Chris Bailey – Demons – Of the Saints New wave pop from 1990.

Modern Lovers – Live – Live in 1977.

Joni Mitchell – Song to a Seagull – Classic Joni.

Alanis Obomsawin – Bush Lady – Really cool Native lady playing super emotive songs  reissued by Constellation Records.

Traffic D’influence – Lipsync – Montreal new wave/art band, super bizarre and cool.

Parsnip/ The Shifters – Hip Blister – 2 Aussie bands share a platter, bought it for the Parsnip side.

Redness- Killer Bees – Weirdo Cleveland art punk band 1980 release reissued.

The Cowboys – Bottom of a Rotten Flower – New record on feel it-very kinks-very good.

Armand Schaubroeck Steals – Ratfucker – Legendary Rochester NY freak, proprietor of House of Guitars.

Danger- S/T – Montreal Glam from the late 70s.

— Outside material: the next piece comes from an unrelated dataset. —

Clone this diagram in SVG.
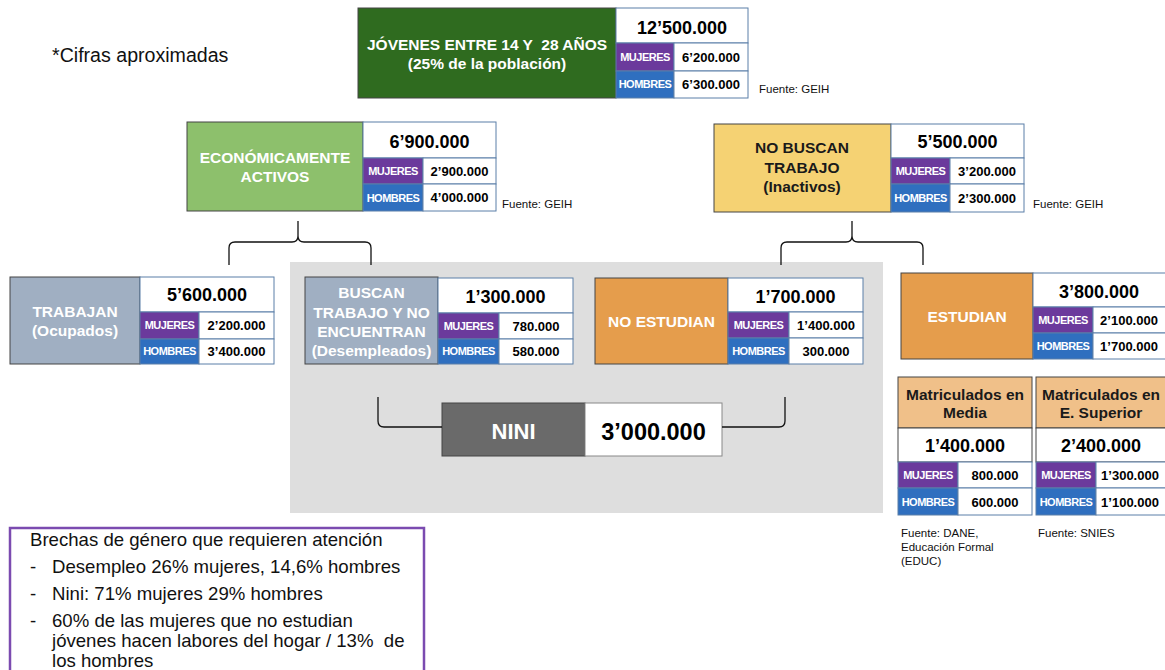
<svg xmlns="http://www.w3.org/2000/svg" width="1165" height="670" viewBox="0 0 1165 670">
<style>
text{font-family:"Liberation Sans",Arial,Helvetica,sans-serif}
.lb{stroke:#444;stroke-width:1}
.v{fill:#fff;stroke:#5b7fa8;stroke-width:1}
.mj{fill:#6b3a9c;stroke:#5b7fa8;stroke-width:1}
.hb{fill:#2f6fbf;stroke:#5b7fa8;stroke-width:1}
.t{font-weight:bold;font-size:15.5px;fill:#fff;text-anchor:middle}
.td{font-weight:bold;font-size:15.5px;fill:#1a1a1a;text-anchor:middle}
.big{font-weight:bold;font-size:18px;fill:#000;text-anchor:middle}
.sm{font-weight:bold;font-size:13px;fill:#000;text-anchor:middle}
.tag{font-weight:bold;font-size:11px;fill:#fff;text-anchor:middle;letter-spacing:-0.5px}
.src{font-size:11.5px;fill:#111}
.br{fill:none;stroke:#111;stroke-width:1.3}
.note{font-size:18.6px;fill:#111}
</style>

<rect id="nini-area" x="290" y="262" width="593" height="251" fill="#dedede"/>

<text x="52" y="62" style="font-size:19.6px;fill:#111">*Cifras aproximadas</text>

<g id="jovenes">
<rect class="lb" x="358" y="8" width="258" height="90" fill="#2f6b1f"/>
<text class="t" x="487" y="50" style="white-space:pre">JÓVENES ENTRE 14 Y  28 AÑOS</text>
<text class="t" x="487" y="69">(25% de la población)</text>
<rect class="v" x="616" y="8" width="132" height="35"/>
<rect class="mj" x="616" y="43" width="58" height="28"/>
<rect class="v" x="674" y="43" width="74" height="28"/>
<rect class="hb" x="616" y="71" width="58" height="27"/>
<rect class="v" x="674" y="71" width="74" height="27"/>
<text class="big" x="682" y="34">12’500.000</text>
<text class="tag" x="645" y="61">MUJERES</text>
<text class="tag" x="645" y="88">HOMBRES</text>
<text class="sm" x="711" y="62">6’200.000</text>
<text class="sm" x="711" y="89">6’300.000</text>
<text class="src" x="759" y="93">Fuente: GEIH</text>
</g>

<g id="activos">
<rect class="lb" x="187" y="122" width="176" height="89" fill="#8dc06c"/>
<text class="t" x="275" y="163">ECONÓMICAMENTE</text>
<text class="t" x="275" y="182">ACTIVOS</text>
<rect class="v" x="363" y="122" width="133" height="36"/>
<rect class="mj" x="363" y="158" width="60" height="26"/>
<rect class="v" x="423" y="158" width="73" height="26"/>
<rect class="hb" x="363" y="184" width="60" height="27"/>
<rect class="v" x="423" y="184" width="73" height="27"/>
<text class="big" x="429.5" y="148">6’900.000</text>
<text class="tag" x="393" y="175">MUJERES</text>
<text class="tag" x="393" y="202">HOMBRES</text>
<text class="sm" x="459.5" y="176">2’900.000</text>
<text class="sm" x="459.5" y="202">4’000.000</text>
<text class="src" x="502" y="208">Fuente: GEIH</text>
</g>

<g id="inactivos">
<rect class="lb" x="714" y="124" width="177" height="88" fill="#f5d273"/>
<text class="td" x="802" y="153">NO BUSCAN</text>
<text class="td" x="802" y="173">TRABAJO</text>
<text class="td" x="802" y="192">(Inactivos)</text>
<rect class="v" x="891" y="124" width="133" height="34"/>
<rect class="mj" x="891" y="158" width="59" height="26"/>
<rect class="v" x="950" y="158" width="74" height="26"/>
<rect class="hb" x="891" y="184" width="59" height="28"/>
<rect class="v" x="950" y="184" width="74" height="28"/>
<text class="big" x="957.5" y="148">5’500.000</text>
<text class="tag" x="920.5" y="175">MUJERES</text>
<text class="tag" x="920.5" y="202">HOMBRES</text>
<text class="sm" x="987" y="176">3’200.000</text>
<text class="sm" x="987" y="203">2’300.000</text>
<text class="src" x="1033" y="208">Fuente: GEIH</text>
</g>

<g id="trabajan">
<rect class="lb" x="10" y="277" width="130" height="87" fill="#a0afc2"/>
<text class="t" x="75" y="317">TRABAJAN</text>
<text class="t" x="75" y="336">(Ocupados)</text>
<rect class="v" x="140" y="277" width="134" height="35"/>
<rect class="mj" x="140" y="312" width="59" height="27"/>
<rect class="v" x="199" y="312" width="75" height="27"/>
<rect class="hb" x="140" y="339" width="59" height="25"/>
<rect class="v" x="199" y="339" width="75" height="25"/>
<text class="big" x="207" y="301">5’600.000</text>
<text class="tag" x="169.5" y="329">MUJERES</text>
<text class="tag" x="169.5" y="355">HOMBRES</text>
<text class="sm" x="236.5" y="330">2’200.000</text>
<text class="sm" x="236.5" y="356">3’400.000</text>
</g>

<g id="desempleados">
<rect class="lb" x="305" y="277" width="133" height="87" fill="#a0afc2"/>
<text class="t" x="371.5" y="298">BUSCAN</text>
<text class="t" x="371.5" y="318">TRABAJO Y NO</text>
<text class="t" x="371.5" y="337">ENCUENTRAN</text>
<text class="t" x="371.5" y="356">(Desempleados)</text>
<rect class="v" x="438" y="278" width="135" height="35"/>
<rect class="mj" x="438" y="313" width="61" height="26"/>
<rect class="v" x="499" y="313" width="74" height="26"/>
<rect class="hb" x="438" y="339" width="61" height="25"/>
<rect class="v" x="499" y="339" width="74" height="25"/>
<text class="big" x="505.5" y="303">1’300.000</text>
<text class="tag" x="468.5" y="330">MUJERES</text>
<text class="tag" x="468.5" y="355">HOMBRES</text>
<text class="sm" x="536" y="331">780.000</text>
<text class="sm" x="536" y="356">580.000</text>
</g>

<g id="no-estudian">
<rect class="lb" x="595" y="278" width="133" height="86" fill="#e59d4c"/>
<text class="t" x="661.5" y="327">NO ESTUDIAN</text>
<rect class="v" x="728" y="278" width="135" height="34"/>
<rect class="mj" x="728" y="312" width="61" height="26"/>
<rect class="v" x="789" y="312" width="74" height="26"/>
<rect class="hb" x="728" y="338" width="61" height="26"/>
<rect class="v" x="789" y="338" width="74" height="26"/>
<text class="big" x="795.5" y="303">1’700.000</text>
<text class="tag" x="758.5" y="329">MUJERES</text>
<text class="tag" x="758.5" y="355">HOMBRES</text>
<text class="sm" x="826" y="330">1’400.000</text>
<text class="sm" x="826" y="356">300.000</text>
</g>

<g id="estudian">
<rect class="lb" x="901" y="273" width="132" height="86" fill="#e59d4c"/>
<text class="t" x="967" y="322">ESTUDIAN</text>
<rect class="v" x="1033" y="273" width="133" height="34"/>
<rect class="mj" x="1033" y="307" width="60" height="26"/>
<rect class="v" x="1093" y="307" width="73" height="26"/>
<rect class="hb" x="1033" y="333" width="60" height="26"/>
<rect class="v" x="1093" y="333" width="73" height="26"/>
<text class="big" x="1099" y="298">3’800.000</text>
<text class="tag" x="1063" y="324">MUJERES</text>
<text class="tag" x="1063" y="350">HOMBRES</text>
<text class="sm" x="1129" y="325">2’100.000</text>
<text class="sm" x="1129" y="351">1’700.000</text>
</g>

<g id="nini">
<rect class="lb" x="442" y="403" width="143" height="53" fill="#6a6a6a"/>
<rect x="585" y="403" width="137" height="53" fill="#fff" stroke="#888" stroke-width="1"/>
<text x="513.5" y="439" style="font-weight:bold;font-size:22px;fill:#fff;text-anchor:middle">NINI</text>
<text x="653.5" y="440" style="font-weight:bold;font-size:23.5px;fill:#000;text-anchor:middle">3’000.000</text>
</g>

<g id="media">
<rect class="lb" x="898" y="377" width="134" height="51" fill="#f0c089"/>
<rect class="lb" x="898" y="428" width="134" height="34" fill="#fff"/>
<text class="td" x="965" y="400">Matriculados en</text>
<text class="td" x="965" y="418">Media</text>
<rect class="mj" x="898" y="462" width="60" height="26"/>
<rect class="v" x="958" y="462" width="74" height="26"/>
<rect class="hb" x="898" y="488" width="60" height="27"/>
<rect class="v" x="958" y="488" width="74" height="27"/>
<text class="big" x="965" y="452">1’400.000</text>
<text class="tag" x="928" y="479">MUJERES</text>
<text class="tag" x="928" y="506">HOMBRES</text>
<text class="sm" x="995" y="480">800.000</text>
<text class="sm" x="995" y="507">600.000</text>
<text class="src" x="901" y="537">Fuente: DANE,</text>
<text class="src" x="901" y="551">Educación Formal</text>
<text class="src" x="901" y="565">(EDUC)</text>
</g>

<g id="superior">
<rect class="lb" x="1036" y="377" width="131" height="51" fill="#f0c089"/>
<rect class="lb" x="1036" y="428" width="131" height="34" fill="#fff"/>
<text class="td" x="1101" y="400">Matriculados en</text>
<text class="td" x="1101" y="418">E. Superior</text>
<rect class="mj" x="1036" y="462" width="60" height="26"/>
<rect class="v" x="1096" y="462" width="71" height="26"/>
<rect class="hb" x="1036" y="488" width="60" height="27"/>
<rect class="v" x="1096" y="488" width="71" height="27"/>
<text class="big" x="1101" y="452">2’400.000</text>
<text class="tag" x="1066" y="479">MUJERES</text>
<text class="tag" x="1066" y="506">HOMBRES</text>
<text class="sm" x="1130" y="480">1’300.000</text>
<text class="sm" x="1130" y="507">1’100.000</text>
<text class="src" x="1038" y="537">Fuente: SNIES</text>
</g>

<g id="connectors">
<path class="br" d="M229,265 V248 Q229,242 235,242 H292 Q298,242 298,236 V221 M298,236 Q298,242 304,242 H365 Q371,242 371,248 V265"/>
<path class="br" d="M781,265 V248 Q781,242 787,242 H846 Q852,242 852,236 V221 M852,236 Q852,242 858,242 H917 Q923,242 923,248 V265"/>
<path class="br" d="M378,397 V421 Q378,427 384,427 H442"/>
<path class="br" d="M722,427 H779 Q785,427 785,421 V397"/>
</g>

<g id="brechas">
<rect x="10" y="528" width="414" height="160" fill="#fff" stroke="#7b4bb0" stroke-width="2.5"/>
<text class="note" x="30" y="546">Brechas de género que requieren atención</text>
<text class="note" x="30" y="573">-</text>
<text class="note" x="52" y="573">Desempleo 26% mujeres, 14,6% hombres</text>
<text class="note" x="30" y="600">-</text>
<text class="note" x="52" y="600">Nini: 71% mujeres 29% hombres</text>
<text class="note" x="30" y="627">-</text>
<text class="note" x="52" y="627">60% de las mujeres que no estudian</text>
<text class="note" x="52" y="647" style="white-space:pre">jóvenes hacen labores del hogar / 13%  de</text>
<text class="note" x="52" y="667">los hombres</text>
</g>
</svg>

Pere Ubu – 300 degrees of Simulated Stereo –  Cool live record on Rough Trade.

How did you pick the songs from the last few years that would comprise Poison Future? Was there a conscious curation process of what songs would be allotted to the album as opposed to songs on the tapes?

I think it was just the songs we started playing live the most, that really translated to the full band set up and then the newer songs that hadn’t been recorded. Kind of just looked for a body of work that was a decent representation of the band. That ended up being 14 songs that we recorded at the Bottle Garden, and then whittled it down from there to a cohesive record’s worth.

What’s in the album name? Is there anything contributive to a societal “Poison Future” that you’re trying to highlight with the album?

I mean its a pretty hopeless time in a lot of ways. I think its just a general feeling and mood more than a specific political statement.

Any upcoming plans for Protruders that people should know about?

We’ve got some more recordings that might come out and some shows in August. Everybody is playing in other bands too.